Liz Truss has met the Euro 2022-winning team, giving them their first prime ministerial meeting since they became the first England football squad to win a title for 56 years.

More than two months after their victory, the Prime Minister watched the women’s team take part in a training match for around three minutes at the Lensbury Resort in south-west London.

Ms Truss held up the European trophy with the help of defender Lucy Bronze after posing for a team photo.

She spoke with winning manager Sarina Wiegman for some time before the photo, which also included Lauren Hemp, Chloe Kelly and Fran Kirby.

England players and former Lionesses pose for a group photograph during a training session at the Lensbury Resort, Teddington (Andrew Matthews/PA)
England players and former Lionesses pose for a group photograph during a training session at the Lensbury Resort, Teddington (Andrew Matthews/PA)

The Prime Minister then joined some of the squad in singing happy birthday to the Football Association’s (FA) director of women’s football Baroness Sue Campbell on the pitch.

Ms Truss, who declined to take questions from the press during her visit, will hold a meeting with captain Leah Williamson and defender Lotte Wubben-Moy, who was the driving force behind a letter demanding action to boost girls’ access to football.

She joined them during a training camp following their victory over the USA and ahead of another friendly against the Czech Republic on Tuesday.

The team will dedicate the Brighton fixture to the FA’s “Let girls play” campaign for equal access.

During the Tory leadership campaign, all 23 members of the winning squad wrote to Ms Truss and her then-rival Rishi Sunak demanding “real change” for women’s football.

The team said they see their victory as “only the beginning” and demanded that all schoolgirls have access to a minimum of two hours a week of sport classes.

At the time, Ms Truss’s campaign said she was “committed to investigating what prevents schools” from providing two hours of PE per week and “wants equal access to all sports for boys and girls”.

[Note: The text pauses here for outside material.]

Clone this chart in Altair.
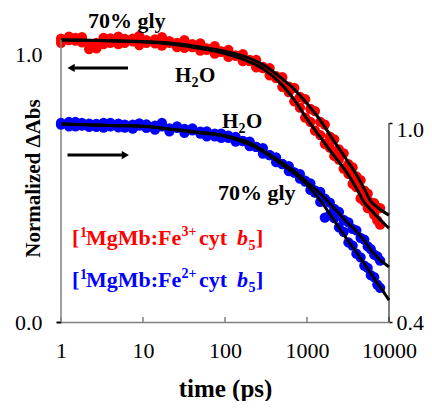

Only a third of girls aged five to 18 play football each week despite it being England’s most popular team sport, according to research by the FA.

Just 63% of schools in England offer equal football coaching to boys and girls, the FA found.

But the national celebration of the Lionesses’ 2-1 win over Germany at Wembley Stadium in July has prompted calls for an overhaul of physical education (PE) classes.

The meeting between the Prime Minister and the first England team to win a football title for 56 years comes more than three months after their victory.

Boris Johnson was leader at the time and chose not to watch at Wembley, despite German Chancellor Olaf Scholz having travelled to London to support his team.

Mr Johnson was present for the men’s loss to Italy a year earlier but chose to watch the women from his Chequers country retreat, forcing his spokesman to deny a snub to the Lionesses.

He also failed to host a Downing Street reception for the triumphant team.

Ms Truss was there for the Lionesses’ win, however, cheering them on while foreign secretary and women and equalities minister.